The Geis, a small river that used to run underground the city centre and could now be uncovered, is one of the defining features of the remodelled site. In addition to its extensive offer to relax and walk, the area is also particularly geared to the needs of neighbouring schools and day-care centres. Areas around the shallow brook were conceived as an “open classroom”, also a generous sand and water play area resumes the main topic “water”. The wishes expressed in the referendum were managed to be taken into account by the Schildepark project through a varied use of space and the exposed water body. It makes a contribution to the ecological upgrading and flood management of the location.

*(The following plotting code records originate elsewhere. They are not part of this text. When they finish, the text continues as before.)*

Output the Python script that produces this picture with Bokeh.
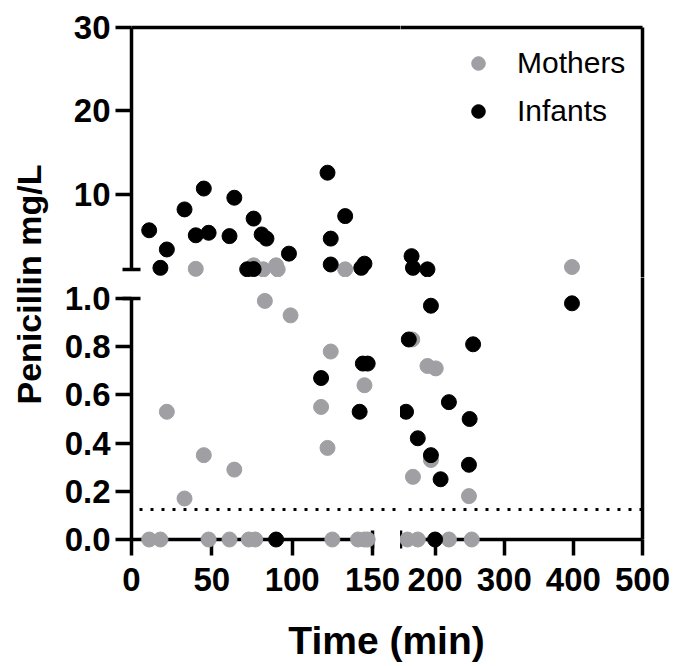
import math
from bokeh.plotting import figure
from bokeh.models import (Range1d, LinearAxis, FixedTicker, NumeralTickFormatter,
                          Span, Legend, LegendItem, Label, ColumnDataSource)
from bokeh.layouts import row, column
from bokeh.embed import file_html
from bokeh.resources import INLINE

# ---------------- data ----------------
mothers_time = [40, 76, 82, 90, 91, 133, 398,
                83, 99, 124, 145, 118, 122, 22, 45, 64, 33,
                167, 189, 201, 194, 168, 249,
                11, 18, 48, 61, 73, 77, 125, 141, 145, 147,
                160, 175, 220, 253]
mothers_conc = [1.08, 1.5, 1.02, 1.5, 1.02, 1.02, 1.3,
                0.99, 0.93, 0.78, 0.64, 0.55, 0.38, 0.53, 0.35, 0.29, 0.17,
                0.83, 0.72, 0.71, 0.33, 0.26, 0.18,
                0, 0, 0, 0, 0, 0, 0, 0, 0, 0,
                0, 0, 0, 0]
infants_time = [11, 22, 18, 33, 45, 40, 48, 64, 61, 76, 81, 84, 72, 76, 98,
                122, 133, 124, 124, 143, 145, 166, 168, 189,
                194, 398, 162, 255, 220, 158, 250, 175, 194, 208, 249, 200,
                118, 144, 147, 142, 90]
infants_conc = [5.7, 3.4, 1.2, 8.2, 10.7, 5.1, 5.4, 9.6, 5.0, 7.1, 5.2, 4.7, 1.03, 1.05, 2.9,
                12.6, 7.4, 4.7, 1.6, 1.2, 1.7, 2.6, 1.2, 1.02,
                0.97, 0.98, 0.83, 0.81, 0.57, 0.53, 0.50, 0.42, 0.35, 0.25, 0.31, 0.0,
                0.67, 0.73, 0.73, 0.53, 0.0]

x_break = 150
y_break = 1.0
x_max = 500
y_max = 30
loq = 0.125
x_ticks_left = [0, 50, 100, 150]
x_ticks_right = [200, 300, 400, 500]
y_ticks_bottom = [0, 0.2, 0.4, 0.6, 0.8, 1.0]
y_ticks_top = [10, 20, 30]
series_labels = ["Mothers", "Infants"]
x_title = "Time (min)"
y_title = "Penicillin mg/L"

# ---------------- layout (page pixels) ----------------
PX_X0, PX_XB1, PX_XB2, PX_X1, PX_XS = 131, 372, 400, 642, 400
PX_Y0, PX_YB1, PX_YB2, PX_Y1, PX_YS = 27, 269, 298, 539, 277
LEFT_W = 55                  # y-title strip
BORDER_L = PX_X0 - LEFT_W
BORDER_R = 678 - PX_X1
BORDER_T = PX_Y0
BORDER_B = 610 - PX_Y1
XT_H = 662 - 610

sx_l = (PX_XB1 - PX_X0) / x_break
xr_left = Range1d(0, (PX_XS - PX_X0) / sx_l)
sx_r = (PX_X1 - PX_XB2) / (x_max - x_break)
xr_right = Range1d(x_break - (PX_XB2 - PX_XS) / sx_r, x_max)
sy_t = (PX_YB1 - PX_Y0) / (y_max - y_break)
yr_top = Range1d(y_break - (PX_YS - PX_YB1) / sy_t, y_max)
sy_b = (PX_Y1 - PX_YB2) / y_break
yr_bot = Range1d(0, y_break + (PX_YB2 - PX_YS) / sy_b)

GRAY = "#a0a0a4"
BLACK = "#000000"
FONT = "Liberation Sans"
LW = 3.5


def make_fig(w, h, xr, yr, **borders):
    p = figure(width=w, height=h, x_range=xr, y_range=yr,
               output_backend="svg", toolbar_location=None,
               x_axis_location=None, y_axis_location=None,
               min_border=0, **borders)
    p.grid.visible = False
    p.outline_line_color = None
    p.background_fill_color = "white"
    p.border_fill_color = "white"
    return p


def data_axis(ticks, caps, bounds, fmt=None, standoff=5):
    ax = LinearAxis(ticker=FixedTicker(ticks=ticks, minor_ticks=caps), bounds=bounds)
    ax.axis_line_width = LW
    ax.major_tick_line_width = LW
    ax.minor_tick_line_width = LW
    ax.major_tick_in = 0
    ax.major_tick_out = 16
    ax.minor_tick_in = 9
    ax.minor_tick_out = 9
    ax.major_label_text_font = FONT
    ax.major_label_text_font_style = "bold"
    ax.major_label_text_font_size = "33px"
    ax.major_label_text_color = "black"
    ax.major_label_standoff = standoff
    if fmt is not None:
        ax.formatter = fmt
    return ax


def frame_line():
    ax = LinearAxis(ticker=FixedTicker(ticks=[]))
    ax.axis_line_width = LW
    ax.major_tick_out = 0
    ax.major_tick_in = 0
    ax.minor_tick_out = 0
    ax.minor_tick_in = 0
    ax.major_label_text_font_size = "0px"
    return ax


def panel_data(times, concs, left, top):
    xs, ys = [], []
    for t, c in zip(times, concs):
        if (t <= x_break) == left and (c > y_break) == top:
            xs.append(t)
            ys.append(c)
    return ColumnDataSource(dict(x=xs, y=ys))


W_L = BORDER_L + (PX_XS - PX_X0)
W_R = (PX_X1 - PX_XS) + BORDER_R
H_T = BORDER_T + (PX_YS - PX_Y0)
H_B = (PX_Y1 - PX_YS) + BORDER_B

tl = make_fig(W_L, H_T, xr_left, yr_top, min_border_left=BORDER_L, min_border_top=BORDER_T)
tr = make_fig(W_R, H_T, xr_right, yr_top, min_border_right=BORDER_R, min_border_top=BORDER_T)
bl = make_fig(W_L, H_B, xr_left, yr_bot, min_border_left=BORDER_L, min_border_bottom=BORDER_B)
br = make_fig(W_R, H_B, xr_right, yr_bot, min_border_right=BORDER_R, min_border_bottom=BORDER_B)

# axes
tl.add_layout(data_axis(y_ticks_top, [y_break], (y_break, y_max)), "left")
tl.add_layout(frame_line(), "above")
tr.add_layout(frame_line(), "above")
tr.add_layout(frame_line(), "right")
bl.add_layout(data_axis(y_ticks_bottom, [y_break], (0, y_break), NumeralTickFormatter(format="0.0")), "left")
bl.add_layout(data_axis(x_ticks_left, [x_break], (0, x_break), standoff=12), "below")
br.add_layout(data_axis(x_ticks_right, [x_break], (x_break, x_max), standoff=12), "below")
br.add_layout(frame_line(), "right")

# LOQ dotted line
for p in (bl, br):
    p.add_layout(Span(location=loq, dimension="width", line_color="black",
                      line_width=3, line_dash="3 8", line_dash_offset=-8))

renders = {}
for name, p, left, top in (("tl", tl, True, True), ("tr", tr, False, True),
                           ("bl", bl, True, False), ("br", br, False, False)):
    rm = p.scatter("x", "y", source=panel_data(mothers_time, mothers_conc, left, top),
                   size=15, color=GRAY, level="overlay")
    ri = p.scatter("x", "y", source=panel_data(infants_time, infants_conc, left, top),
                   size=15, color=BLACK, level="overlay")
    renders[name] = (rm, ri)

GLYPH = 34
legend = Legend(items=[LegendItem(label=series_labels[0], renderers=[renders["tr"][0]]),
                       LegendItem(label=series_labels[1], renderers=[renders["tr"][1]])],
                location=(478 - GLYPH // 2 - PX_XS,
                          PX_YS - (63 - GLYPH // 2 + 2 * GLYPH + 14)))
legend.border_line_color = None
legend.background_fill_alpha = 0
legend.padding = 0
legend.margin = 0
legend.spacing = 14
legend.glyph_width = GLYPH
legend.glyph_height = GLYPH
legend.label_standoff = 517 - (478 + GLYPH // 2)
legend.label_text_font = FONT
legend.label_text_font_size = "30px"
legend.label_text_color = "black"
tr.add_layout(legend)

# axis titles
H_LEFT = H_T + H_B
ytf = make_fig(LEFT_W, H_LEFT, Range1d(0, LEFT_W), Range1d(0, H_LEFT))
ytf.add_layout(Label(x=28, y=H_LEFT - 284, text=y_title, angle=math.pi / 2,
                     text_align="center", text_baseline="middle",
                     text_font=FONT, text_font_style="bold", text_font_size="34px",
                     text_color="black"))
xtf = make_fig(678, XT_H, Range1d(0, 678), Range1d(0, XT_H))
xtf.add_layout(Label(x=386, y=22, text=x_title,
                     text_align="center", text_baseline="alphabetic",
                     text_font=FONT, text_font_style="bold", text_font_size="39px",
                     text_color="black"))

layout = column(row(ytf, column(row(tl, tr), row(bl, br))), xtf)
open("out.html", "w").write(file_html(layout, INLINE))
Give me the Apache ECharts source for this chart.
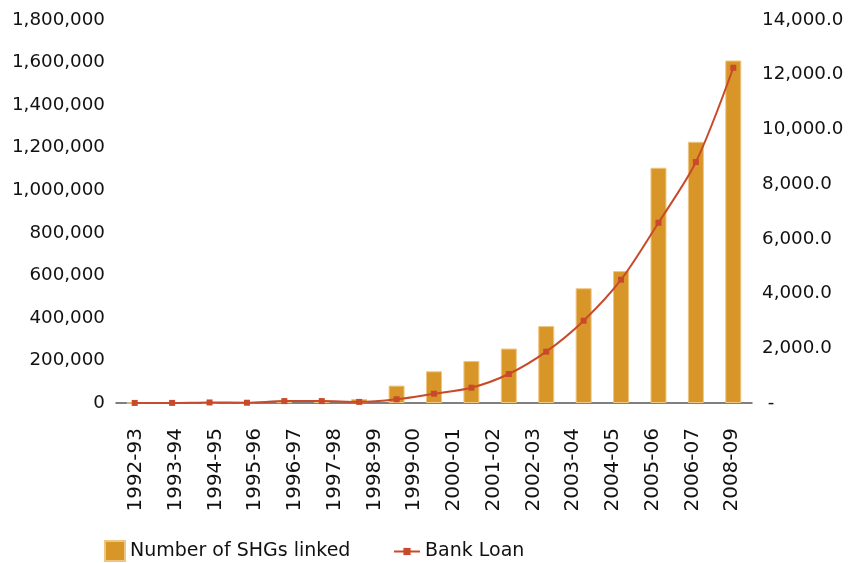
<!DOCTYPE html>
<html>
<head>
<meta charset="utf-8">
<script src="https://cdn.jsdelivr.net/npm/echarts@6/dist/echarts.min.js"></script>
<style>
  html, body { margin: 0; padding: 0; background: #ffffff; }
  #chart { width: 852px; height: 563px; }
</style>
</head>
<body>
<div id="chart"></div>
<script>
// Financial years (one bar and one line point each)
const years = ['1992-93','1993-94','1994-95','1995-96','1996-97','1997-98','1998-99',
  '1999-00','2000-01','2001-02','2002-03','2003-04','2004-05','2005-06','2006-07',
  '2007-08','2008-09'];

// Labels printed under the axis
const tickLabels = ['1992-93','1993-94','1994-95','1995-96','1996-97','1997-98','1998-99',
  '1999-00','2000-01','2001-02','2002-03','2003-04','2004-05','2005-06','2006-07','2008-09'];

// Number of SHGs linked (left axis)
const shgLinked = [255, 365, 1502, 2635, 3841, 5719, 18678, 81780, 149050, 197653,
  255882, 361731, 539365, 620109, 1105749, 1227770, 1609586];

// Bank loan (right axis)
const bankLoan = [3, 4, 20, 10, 70, 70, 40, 136, 340, 560, 1060, 1876, 3008, 4507,
  6590, 8808, 12254];

const leftTicks = { min: 0, max: 1800000, interval: 200000 };
const rightTicks = { min: 0, max: 14000, interval: 2000 };

const FONT = 'DejaVu Sans';
const TEXT = '#111111';

const chart = echarts.init(document.getElementById('chart'), null, { renderer: 'canvas' });

chart.setOption({
  animation: false,
  backgroundColor: '#ffffff',
  textStyle: { fontFamily: FONT, color: TEXT },
  grid: { left: 116, right: 100, top: 20, bottom: 160, containLabel: false },
  legend: [
    {
      data: ['Number of SHGs linked'],
      left: 104, top: 540, padding: 0,
      itemWidth: 20, itemHeight: 20,
      icon: 'rect',
      textStyle: { fontFamily: FONT, fontSize: 19, color: TEXT }
    },
    {
      data: ['Bank Loan'],
      left: 393, top: 542, padding: 0,
      itemWidth: 26, itemHeight: 9,
      lineStyle: { width: 2 },
      textStyle: { fontFamily: FONT, fontSize: 19, color: TEXT }
    }
  ],
  xAxis: [
    {
      type: 'category',
      data: years,
      boundaryGap: true,
      axisLine: { show: true, lineStyle: { color: '#555555', width: 1.5 } },
      axisTick: { show: false },
      axisLabel: { show: false },
      splitLine: { show: false }
    },
    {
      type: 'category',
      data: tickLabels,
      position: 'bottom',
      boundaryGap: true,
      axisLine: { show: false },
      axisTick: { show: false },
      splitLine: { show: false },
      axisLabel: {
        rotate: 90,
        margin: 25,
        interval: 0,
        fontFamily: FONT,
        fontSize: 20,
        color: TEXT
      }
    }
  ],
  yAxis: [
    {
      type: 'value',
      position: 'left',
      min: leftTicks.min, max: leftTicks.max, interval: leftTicks.interval,
      axisLine: { show: false },
      axisTick: { show: false },
      splitLine: { show: false },
      axisLabel: {
        margin: 11,
        fontFamily: FONT,
        fontSize: 18.3,
        color: TEXT,
        formatter: v => v.toLocaleString('en-US')
      }
    },
    {
      type: 'value',
      position: 'right',
      min: rightTicks.min, max: rightTicks.max, interval: rightTicks.interval,
      axisLine: { show: false },
      axisTick: { show: false },
      splitLine: { show: false },
      axisLabel: {
        margin: 10,
        fontFamily: FONT,
        fontSize: 18.3,
        color: TEXT,
        formatter: v => v === 0 ? ' -' :
          v.toLocaleString('en-US', { minimumFractionDigits: 1, maximumFractionDigits: 1 })
      }
    }
  ],
  series: [
    {
      name: 'Number of SHGs linked',
      type: 'bar',
      xAxisIndex: 0,
      yAxisIndex: 0,
      data: shgLinked,
      barWidth: 16,
      itemStyle: { color: '#D99628', borderColor: '#EDC683', borderWidth: 1 }
    },
    {
      name: 'Bank Loan',
      type: 'line',
      xAxisIndex: 0,
      yAxisIndex: 1,
      data: bankLoan,
      smooth: 0.3,
      symbol: 'rect',
      symbolSize: 6,
      showAllSymbol: true,
      lineStyle: { color: '#C84A2A', width: 2 },
      itemStyle: { color: '#C84A2A' },
      z: 5
    }
  ]
});
</script>
</body>
</html>
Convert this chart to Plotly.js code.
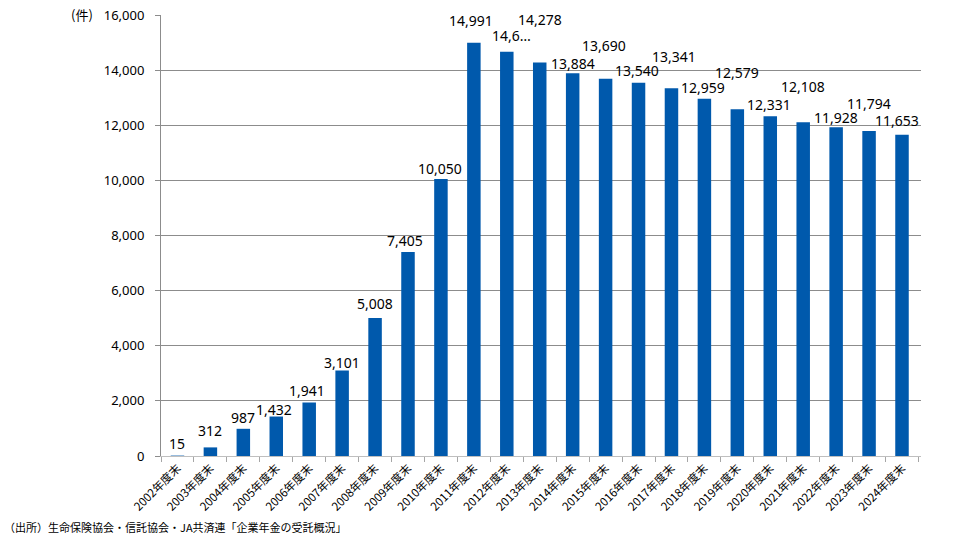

Furthermore, it was due to its holistic view, i.a. awarded with the German Urban Development Award 2014.
After the fall of the Berlin Wall in 1989, a barracks area of around 100 ha was re-purposed within a few years for residential, commercial and university buildings. From the Zieten Barracks now evolve the Göttingen terraces: The strongly rising southwest slope was terraced for the barracks buildings. The presented green corridor lies in the centre of the conversion area and connects the converted barracks buildings with the neighbouring residential area and the Göttingen forest. Overgrown green slopes and a terrace used for sports purposes form the historical structure for the new green corridor. The centrepiece is a new square, a “public terrace”. The rising slope was terraced with metal benches in reference to the topography of the entire area. The play sculptures are visible from afar in the approximately 500 m long green belt. With the red colour of the seats and metal discs and the semi-circular metal ball, accents are set even in the dull winter months.